After fierce lobbying by the industry, the Federal Communications Commission backed away Tuesday night from a finding on cable TV market dominance that was promoted by Chairman Kevin Martin and would have triggered a rule giving the agency significant new powers to ensure program diversity. The finding was part of a larger report the FCC publishes annually on the status of competition on the pay TV market.

While the cable industry beat back the "imminent threat" of new FCC oversight for the time being, Oppenheimer & Co. analyst Thomas Eagan said the industry still faces congressional efforts to impose legislation that would keep phone and cable companies from charging for preferential treatment of Internet traffic.

"I wouldn't say the cable operators are out of the woods from a regulatory risk perspective," Eagan said.

Blair Levin, a Stifel Nicolaus analyst, said the issues affecting cable companies such as Comcast Corp. and Time Warner Cable Inc. _ that includes everything from programming mandates to set-top box regulations _ won't disappear.

"In Washington, battles don't really end, they keep morphing and evolving," he said.

Martin, an outspoken critic of the industry on price and programming, sought greater control over cable operators quite possibly to push through other initiatives, several analysts have said. One is the so-called a la carte model, where subscribers can choose to pay for individual channels rather than bundled packages to subscribers, which the industry has fought.

Adam Thierer, a senior fellow at the think tank Progress & Freedom Foundation, which favors industry deregulation, said Martin is trying to lay the regulatory groundwork to create an environment where a la carte could be mandated.

"I personally believe it can be traced to a desire on his part to expand the reach of the federal government's ability to regulate and potentially censor the content of video programming," he said.

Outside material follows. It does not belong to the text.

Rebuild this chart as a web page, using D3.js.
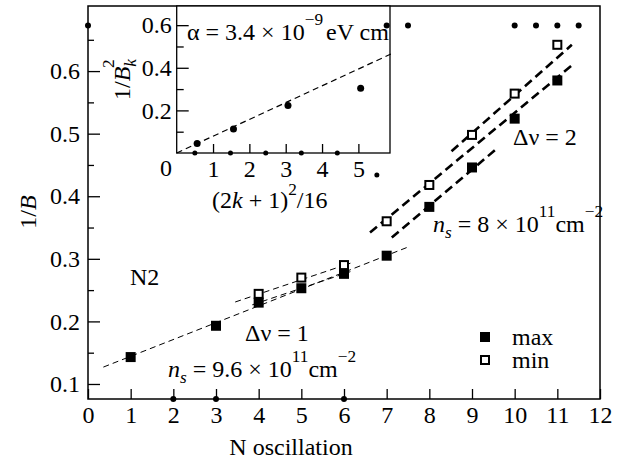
<!DOCTYPE html>
<html>
<head>
<meta charset="utf-8">
<script src="https://cdn.jsdelivr.net/npm/d3@7"></script>
<style>
  html, body { margin: 0; padding: 0; background: #fff; }
  svg, svg text { font-family: "Liberation Serif", "DejaVu Serif", "Times New Roman", serif; }
</style>
</head>
<body>
<div id="chart"></div>
<script>
// main panel: 1/B at the max / min of the oscillations
const maxN = [1, 3, 4, 5, 6, 7, 8, 9, 10, 11]
const maxVals = [0.143, 0.193, 0.230, 0.253, 0.276, 0.305, 0.383, 0.446, 0.524, 0.585]
const minN = [4, 5, 6, 7, 8, 9, 10, 11]
const minVals = [0.244, 0.270, 0.290, 0.360, 0.418, 0.498, 0.564, 0.642]

// fitted dashed lines, [[x0, y0], [x1, y1]]
const thinFits = [
  [[0.36, 0.127], [7.47, 0.318]],
  [[3.45, 0.231], [6.15, 0.293]],
  [[3.85, 0.2265], [6.15, 0.2795]]
]
const thickFits = [
  [[8.52, 0.472], [11.34, 0.642]],
  [[6.61, 0.342], [11.41, 0.613]],
  [[7.12, 0.334], [9.58, 0.476]]
]

// small dots on the page
const topDotsX = [0, 7, 7.5, 10, 10.5, 11, 11.5]
const topDotsY = 0.673
const axisDotsX = [2, 3, 6]
const strayDot = [6.77, 0.434]

const xTicks = [0, 1, 2, 3, 4, 5, 6, 7, 8, 9, 10, 11, 12]
const yTicks = [0.1, 0.2, 0.3, 0.4, 0.5, 0.6]
const yMinor = [0.15, 0.25, 0.35, 0.45, 0.55, 0.65]

// inset: 1/B_k^2 vs (2k+1)^2/16
const insetX = [0.5625, 1.5625, 3.0625, 5.0625]
const insetY = [0.045, 0.113, 0.223, 0.304]
const insetFit = [[0, 0], [5.95, 0.469]]
const insetAxisDots = [0.5, 1.48, 2.45, 3.43, 4.42]
const insetXTicks = [1, 2, 3, 4, 5]
const insetYTicks = [0.2, 0.4, 0.6]
const insetYMinor = [0.1, 0.3, 0.5]

const W = 617
const H = 464
const FS = 24
const FONT = '"Liberation Serif", "DejaVu Serif", serif'

const svg = d3.select('#chart').append('svg')
  .attr('width', W)
  .attr('height', H)
  .attr('font-family', FONT)

const x = d3.scaleLinear().domain([0, 12]).range([88, 600])
const y = d3.scaleLinear().domain([0.076, 0.704]).range([399, 6])

// text with italic / sub / sup pieces
const richText = function (g, parts) {
  const t = g.append('text').attr('font-size', FS).attr('font-family', FONT)
  let shift = 0
  parts.forEach(function (p) {
    const s = t.append('tspan').text(p.t)
    let target = 0
    if (p.sup) target = -p.sup
    if (p.sub) target = p.sub
    if (p.sup || p.sub) s.attr('font-size', FS * 0.72)
    if (p.italic) s.attr('font-style', 'italic')
    if (target !== shift) s.attr('dy', target - shift)
    if (p.dx) s.attr('dx', p.dx)
    shift = target
  })
  return t
}

const label = function (px, py, txt) {
  return svg.append('text').attr('x', px).attr('y', py)
    .attr('font-size', FS).attr('font-family', FONT).text(txt)
}

// ---------- main axes ----------
const yAxis = d3.axisLeft(y).tickValues(yTicks).tickSizeInner(-12).tickSizeOuter(0)
  .tickPadding(8).tickFormat(d3.format('.1f'))
svg.append('g').attr('transform', 'translate(88,0)').call(yAxis)
  .call(g => g.select('.domain').remove())
svg.append('g').attr('transform', 'translate(88,0)')
  .call(d3.axisLeft(y).tickValues(yMinor).tickSizeInner(-6).tickSizeOuter(0).tickFormat(''))
  .call(g => g.select('.domain').remove())

const xAxis = d3.axisBottom(x).tickValues(xTicks).tickSizeInner(-10).tickSizeOuter(0)
  .tickPadding(7).tickFormat(d3.format('d'))
svg.append('g').attr('transform', 'translate(0,399)').call(xAxis)
  .call(g => g.select('.domain').remove())

svg.selectAll('g').attr('font-family', FONT)
svg.selectAll('.tick text').attr('font-size', FS).attr('font-family', FONT)
svg.selectAll('.tick line').attr('stroke-width', 1.3)

svg.append('rect')
  .attr('x', 88).attr('y', 6)
  .attr('width', 512).attr('height', 393)
  .attr('fill', 'none').attr('stroke', '#000').attr('stroke-width', 1.5)

// fits
const line = d3.line().x(d => x(d[0])).y(d => y(d[1]))
svg.selectAll('.thin-fit').data(thinFits).enter().append('path')
  .attr('d', line).attr('fill', 'none').attr('stroke', '#000')
  .attr('stroke-width', 1).attr('stroke-dasharray', '6,4')
svg.selectAll('.thick-fit').data(thickFits).enter().append('path')
  .attr('d', line).attr('fill', 'none').attr('stroke', '#000')
  .attr('stroke-width', 2.6).attr('stroke-dasharray', '9,5')

// markers
const sq = 10
svg.selectAll('.maxp').data(maxN).enter().append('rect')
  .attr('x', (d) => x(d) - sq / 2)
  .attr('y', (d, i) => y(maxVals[i]) - sq / 2)
  .attr('width', sq).attr('height', sq).attr('fill', '#000')
svg.selectAll('.minp').data(minN).enter().append('rect')
  .attr('x', (d) => x(d) - 4)
  .attr('y', (d, i) => y(minVals[i]) - 4)
  .attr('width', 8).attr('height', 8)
  .attr('fill', '#fff').attr('stroke', '#000').attr('stroke-width', 2)

const dots = svg.append('g')
topDotsX.forEach(function (d) {
  dots.append('circle').attr('cx', x(d)).attr('cy', y(topDotsY)).attr('r', 3)
})
axisDotsX.forEach(function (d) {
  dots.append('circle').attr('cx', x(d)).attr('cy', y(0.076)).attr('r', 3)
})
dots.append('circle').attr('cx', x(strayDot[0])).attr('cy', y(strayDot[1])).attr('r', 2.5)

// legend
svg.append('rect').attr('x', 480).attr('y', 332).attr('width', sq).attr('height', sq).attr('fill', '#000')
svg.append('rect').attr('x', 481).attr('y', 356).attr('width', 8).attr('height', 8)
  .attr('fill', '#fff').attr('stroke', '#000').attr('stroke-width', 2)
label(512, 345, 'max')
label(512, 368, 'min')

// annotations
label(130, 285, 'N2')
label(245, 341, 'Δν = 1')
label(513, 145, 'Δν = 2')
richText(svg.append('g').attr('transform', 'translate(168,377)'), [
  { t: 'n', italic: true }, { t: 's', italic: true, sub: 6 },
  { t: ' = 9.6 × 10' }, { t: '11', sup: 15 }, { t: 'cm' }, { t: '−2', sup: 15 }
])
richText(svg.append('g').attr('transform', 'translate(433,232)'), [
  { t: 'n', italic: true }, { t: 's', italic: true, sub: 6 },
  { t: ' = 8 × 10' }, { t: '11', sup: 15 }, { t: 'cm' }, { t: '−2', sup: 15 }
])

// axis titles
label(291, 455, 'N oscillation').attr('text-anchor', 'middle')
richText(svg.append('g').attr('transform', 'translate(36,212) rotate(-90)'), [
  { t: '1/' }, { t: 'B', italic: true }
]).attr('text-anchor', 'middle')

// ---------- inset ----------
const xi = d3.scaleLinear().domain([0, 5.87]).range([176.7, 390])
const yi = d3.scaleLinear().domain([0, 0.69]).range([153, 6])

const inset = svg.append('g')
inset.append('rect').attr('x', 176.7).attr('y', 6).attr('width', 213.3).attr('height', 147)
  .attr('fill', '#fff')

inset.append('g').attr('transform', 'translate(176.7,0)')
  .call(d3.axisLeft(yi).tickValues(insetYTicks).tickSizeInner(-12).tickSizeOuter(0)
    .tickPadding(5).tickFormat(d3.format('.1f')))
  .call(g => g.select('.domain').remove())
inset.append('g').attr('transform', 'translate(176.7,0)')
  .call(d3.axisLeft(yi).tickValues(insetYMinor).tickSizeInner(-7).tickSizeOuter(0).tickFormat(''))
  .call(g => g.select('.domain').remove())
inset.append('g').attr('transform', 'translate(0,153)')
  .call(d3.axisBottom(xi).tickValues(insetXTicks).tickSizeInner(-9).tickSizeOuter(0)
    .tickPadding(7).tickFormat(d3.format('d')))
  .call(g => g.select('.domain').remove())
inset.selectAll('g').attr('font-family', FONT)
inset.selectAll('.tick text').attr('font-size', FS).attr('font-family', FONT)
inset.selectAll('.tick line').attr('stroke-width', 1.3)
label(166, 176, '0').attr('text-anchor', 'middle')

inset.append('rect').attr('x', 176.7).attr('y', 6).attr('width', 213.3).attr('height', 147)
  .attr('fill', 'none').attr('stroke', '#000').attr('stroke-width', 1.3)

inset.append('path').datum(insetFit)
  .attr('d', d3.line().x(d => xi(d[0])).y(d => yi(d[1])))
  .attr('fill', 'none').attr('stroke', '#000').attr('stroke-width', 1.2)
  .attr('stroke-dasharray', '6,4')

inset.selectAll('.ip').data(insetX).enter().append('circle')
  .attr('cx', d => xi(d)).attr('cy', (d, i) => yi(insetY[i])).attr('r', 3.5)
insetAxisDots.forEach(function (d) {
  inset.append('circle').attr('cx', xi(d)).attr('cy', yi(0)).attr('r', 2.5)
})
// the top dot at N = 7 sits on the inset
inset.append('circle').attr('cx', x(7)).attr('cy', y(topDotsY)).attr('r', 3)

richText(inset.append('g').attr('transform', 'translate(187,40)'), [
  { t: 'α = 3.4 × 10' }, { t: '−9', sup: 15 }, { t: 'eV cm', dx: 3 }
])
richText(inset.append('g').attr('transform', 'translate(212,208)'), [
  { t: '(2' }, { t: 'k', italic: true }, { t: ' + 1)' }, { t: '2', sup: 13 }, { t: '/16' }
])
richText(inset.append('g').attr('transform', 'translate(130,100) rotate(-90)'), [
  { t: '1/' }, { t: 'B', italic: true }, { t: 'k', italic: true, sub: 6 },
  { t: '2', sup: 16, dx: -9 }
])
</script>
</body>
</html>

An FCC spokeswoman declined to comment for the story.

In the report on competition in the pay-television industry, Martin wanted his fellow commissioners to approve the finding that said cable TV reached enough U.S. subscribers to activate the so-called 70/70 rule _ whereby 70 percent of U.S. households have access to cable and 70 percent of those households subscribe. Under that rule, contained in a 1984 law, the agency would gain significant new powers.

But with a majority of the five-member commission expressing doubts about the data backing up Martin's report, he was forced to backtrack, convincing his colleagues late Tuesday only to adopt the pay TV competition report, without reaching a conclusion on the 70/70 rule. As part of that decision, all cable operators must now provide subscriber data to the FCC within 60 days.

Analysts said the 70/70 rule could still be invoked if data shows the threshold was reached, but the cable industry said it doubts that will happen.

Craig Moffett, an analyst at Sanford C. Bernstein, said the rule's defeat may have "materially eroded" some of Martin's power base, potentially hindering the FCC on other issues, especially with the cable industry.

"The obvious question now is how much progress will a divided commission be able to make over the next 12 months?" he posed.